===== Supplied data

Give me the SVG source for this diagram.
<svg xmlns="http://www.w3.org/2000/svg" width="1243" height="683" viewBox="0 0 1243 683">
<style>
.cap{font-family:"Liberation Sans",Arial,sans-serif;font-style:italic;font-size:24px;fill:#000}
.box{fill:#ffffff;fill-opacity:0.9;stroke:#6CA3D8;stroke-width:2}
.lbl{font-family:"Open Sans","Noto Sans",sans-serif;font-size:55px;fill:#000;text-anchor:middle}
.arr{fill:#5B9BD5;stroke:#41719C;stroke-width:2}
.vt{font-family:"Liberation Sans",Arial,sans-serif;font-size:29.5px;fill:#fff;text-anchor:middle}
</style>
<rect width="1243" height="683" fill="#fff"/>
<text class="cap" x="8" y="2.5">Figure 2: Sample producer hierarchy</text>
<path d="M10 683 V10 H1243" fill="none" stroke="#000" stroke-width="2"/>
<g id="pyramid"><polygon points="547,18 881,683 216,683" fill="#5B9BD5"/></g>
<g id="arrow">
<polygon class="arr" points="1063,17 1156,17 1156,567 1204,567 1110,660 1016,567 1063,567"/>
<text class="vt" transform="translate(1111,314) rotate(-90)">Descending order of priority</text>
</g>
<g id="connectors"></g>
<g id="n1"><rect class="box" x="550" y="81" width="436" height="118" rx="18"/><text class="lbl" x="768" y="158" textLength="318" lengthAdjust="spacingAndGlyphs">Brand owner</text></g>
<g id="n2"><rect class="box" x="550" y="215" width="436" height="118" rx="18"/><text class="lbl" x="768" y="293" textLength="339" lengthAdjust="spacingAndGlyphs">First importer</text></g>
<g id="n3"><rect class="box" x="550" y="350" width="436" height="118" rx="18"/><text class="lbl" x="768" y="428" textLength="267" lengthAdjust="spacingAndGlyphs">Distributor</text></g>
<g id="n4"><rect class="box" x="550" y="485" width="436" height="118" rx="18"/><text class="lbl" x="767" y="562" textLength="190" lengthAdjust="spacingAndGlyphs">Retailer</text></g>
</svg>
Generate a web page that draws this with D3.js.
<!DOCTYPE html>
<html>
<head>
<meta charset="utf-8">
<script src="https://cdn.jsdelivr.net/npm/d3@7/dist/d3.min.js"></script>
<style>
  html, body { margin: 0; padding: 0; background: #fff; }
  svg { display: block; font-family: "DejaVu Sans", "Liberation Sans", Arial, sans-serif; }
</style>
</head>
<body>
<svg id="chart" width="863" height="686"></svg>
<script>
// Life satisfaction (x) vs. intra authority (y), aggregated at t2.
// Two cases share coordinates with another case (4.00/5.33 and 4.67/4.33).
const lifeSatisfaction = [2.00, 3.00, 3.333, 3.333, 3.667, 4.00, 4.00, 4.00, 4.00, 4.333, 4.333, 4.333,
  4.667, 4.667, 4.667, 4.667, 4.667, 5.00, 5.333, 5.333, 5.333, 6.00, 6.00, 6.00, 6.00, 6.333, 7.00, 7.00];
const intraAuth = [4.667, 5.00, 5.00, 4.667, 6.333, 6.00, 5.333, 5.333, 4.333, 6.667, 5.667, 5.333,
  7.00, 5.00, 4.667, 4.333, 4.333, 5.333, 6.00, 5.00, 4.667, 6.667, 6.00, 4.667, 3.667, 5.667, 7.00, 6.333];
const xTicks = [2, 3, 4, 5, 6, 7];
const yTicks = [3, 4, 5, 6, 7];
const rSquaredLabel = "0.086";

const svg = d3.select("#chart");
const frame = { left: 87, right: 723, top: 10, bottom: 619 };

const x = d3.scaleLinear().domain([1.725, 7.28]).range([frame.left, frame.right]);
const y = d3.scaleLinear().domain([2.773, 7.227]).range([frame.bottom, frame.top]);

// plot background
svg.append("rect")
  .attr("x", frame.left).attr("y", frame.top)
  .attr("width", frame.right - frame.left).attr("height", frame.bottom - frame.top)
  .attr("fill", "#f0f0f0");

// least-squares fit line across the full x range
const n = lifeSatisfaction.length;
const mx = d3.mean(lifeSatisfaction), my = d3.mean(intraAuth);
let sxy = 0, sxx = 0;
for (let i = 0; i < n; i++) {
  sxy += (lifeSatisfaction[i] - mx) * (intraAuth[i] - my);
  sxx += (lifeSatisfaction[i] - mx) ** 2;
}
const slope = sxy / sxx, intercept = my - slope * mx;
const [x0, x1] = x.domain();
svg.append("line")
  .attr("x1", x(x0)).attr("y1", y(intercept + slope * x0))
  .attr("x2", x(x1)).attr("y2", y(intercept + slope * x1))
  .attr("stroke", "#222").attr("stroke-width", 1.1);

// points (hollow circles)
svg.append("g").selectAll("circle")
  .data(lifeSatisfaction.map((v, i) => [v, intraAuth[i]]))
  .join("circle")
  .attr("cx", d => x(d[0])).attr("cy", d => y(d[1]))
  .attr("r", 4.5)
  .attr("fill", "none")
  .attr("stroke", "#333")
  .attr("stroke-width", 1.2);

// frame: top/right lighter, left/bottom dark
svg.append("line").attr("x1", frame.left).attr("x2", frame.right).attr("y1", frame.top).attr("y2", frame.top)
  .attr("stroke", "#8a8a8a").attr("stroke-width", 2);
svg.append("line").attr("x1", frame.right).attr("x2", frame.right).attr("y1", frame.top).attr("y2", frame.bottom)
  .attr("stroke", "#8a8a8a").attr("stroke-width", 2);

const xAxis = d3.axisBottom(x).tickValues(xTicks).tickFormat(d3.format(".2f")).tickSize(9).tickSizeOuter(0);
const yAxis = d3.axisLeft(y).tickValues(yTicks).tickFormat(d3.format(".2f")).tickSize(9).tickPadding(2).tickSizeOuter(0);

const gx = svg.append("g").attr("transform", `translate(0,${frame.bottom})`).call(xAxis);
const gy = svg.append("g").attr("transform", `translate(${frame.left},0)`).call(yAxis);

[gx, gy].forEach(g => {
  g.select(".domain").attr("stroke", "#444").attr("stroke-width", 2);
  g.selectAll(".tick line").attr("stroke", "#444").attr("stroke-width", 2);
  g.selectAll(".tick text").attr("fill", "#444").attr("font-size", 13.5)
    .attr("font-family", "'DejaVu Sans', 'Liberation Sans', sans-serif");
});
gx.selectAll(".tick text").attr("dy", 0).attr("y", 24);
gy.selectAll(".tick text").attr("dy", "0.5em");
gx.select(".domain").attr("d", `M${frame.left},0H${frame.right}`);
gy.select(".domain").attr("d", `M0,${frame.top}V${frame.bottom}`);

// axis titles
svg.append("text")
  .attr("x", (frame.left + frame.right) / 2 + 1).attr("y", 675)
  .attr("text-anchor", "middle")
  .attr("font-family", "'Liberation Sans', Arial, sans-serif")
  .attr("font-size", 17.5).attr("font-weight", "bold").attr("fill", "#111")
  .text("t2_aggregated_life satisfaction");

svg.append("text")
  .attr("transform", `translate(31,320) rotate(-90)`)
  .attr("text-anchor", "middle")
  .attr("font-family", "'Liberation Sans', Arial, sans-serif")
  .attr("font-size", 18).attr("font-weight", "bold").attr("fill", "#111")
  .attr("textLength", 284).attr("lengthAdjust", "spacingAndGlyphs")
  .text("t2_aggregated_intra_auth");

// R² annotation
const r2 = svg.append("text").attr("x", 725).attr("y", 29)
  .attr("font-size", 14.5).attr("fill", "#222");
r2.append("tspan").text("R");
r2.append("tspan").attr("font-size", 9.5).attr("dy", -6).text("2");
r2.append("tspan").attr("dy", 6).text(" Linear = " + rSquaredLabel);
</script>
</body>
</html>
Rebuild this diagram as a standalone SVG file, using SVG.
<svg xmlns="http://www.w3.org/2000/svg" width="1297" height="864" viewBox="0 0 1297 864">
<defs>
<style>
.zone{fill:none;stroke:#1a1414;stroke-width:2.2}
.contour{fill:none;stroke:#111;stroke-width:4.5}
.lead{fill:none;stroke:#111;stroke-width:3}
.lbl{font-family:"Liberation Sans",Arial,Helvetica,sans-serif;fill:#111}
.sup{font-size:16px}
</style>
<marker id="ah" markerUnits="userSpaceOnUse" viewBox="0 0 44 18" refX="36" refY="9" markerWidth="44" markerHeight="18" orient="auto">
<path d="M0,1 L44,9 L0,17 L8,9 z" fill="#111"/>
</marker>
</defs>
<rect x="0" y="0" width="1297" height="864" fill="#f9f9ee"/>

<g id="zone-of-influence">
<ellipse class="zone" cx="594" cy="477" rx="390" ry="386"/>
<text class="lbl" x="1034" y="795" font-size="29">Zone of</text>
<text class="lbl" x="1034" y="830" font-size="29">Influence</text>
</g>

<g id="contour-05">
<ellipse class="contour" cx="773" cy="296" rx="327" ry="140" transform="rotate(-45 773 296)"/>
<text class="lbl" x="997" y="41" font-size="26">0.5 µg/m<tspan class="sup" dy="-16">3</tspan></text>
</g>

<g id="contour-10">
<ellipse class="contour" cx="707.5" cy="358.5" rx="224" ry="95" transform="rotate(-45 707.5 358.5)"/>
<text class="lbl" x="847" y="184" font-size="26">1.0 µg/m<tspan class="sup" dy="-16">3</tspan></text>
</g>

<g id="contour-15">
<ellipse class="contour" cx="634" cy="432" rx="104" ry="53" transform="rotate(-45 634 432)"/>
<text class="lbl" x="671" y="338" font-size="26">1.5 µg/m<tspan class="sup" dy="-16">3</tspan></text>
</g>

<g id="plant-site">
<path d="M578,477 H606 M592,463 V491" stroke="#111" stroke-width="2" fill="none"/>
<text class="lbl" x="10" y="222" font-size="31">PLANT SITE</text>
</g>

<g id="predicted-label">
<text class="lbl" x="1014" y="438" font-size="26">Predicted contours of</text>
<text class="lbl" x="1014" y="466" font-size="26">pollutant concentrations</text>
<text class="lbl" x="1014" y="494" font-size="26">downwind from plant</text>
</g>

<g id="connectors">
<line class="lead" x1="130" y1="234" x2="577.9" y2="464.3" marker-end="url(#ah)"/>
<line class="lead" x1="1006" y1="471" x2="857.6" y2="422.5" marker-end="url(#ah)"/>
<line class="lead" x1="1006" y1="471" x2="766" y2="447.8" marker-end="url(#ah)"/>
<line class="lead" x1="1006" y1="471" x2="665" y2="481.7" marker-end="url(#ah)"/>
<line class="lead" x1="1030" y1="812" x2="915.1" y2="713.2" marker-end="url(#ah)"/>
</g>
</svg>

==========

Each line holding "with" must be found and copied.

Written solution:
Generate a web page that draws this with D3.js.
// Two cases share coordinates with another case (4.00/5.33 and 4.67/4.33).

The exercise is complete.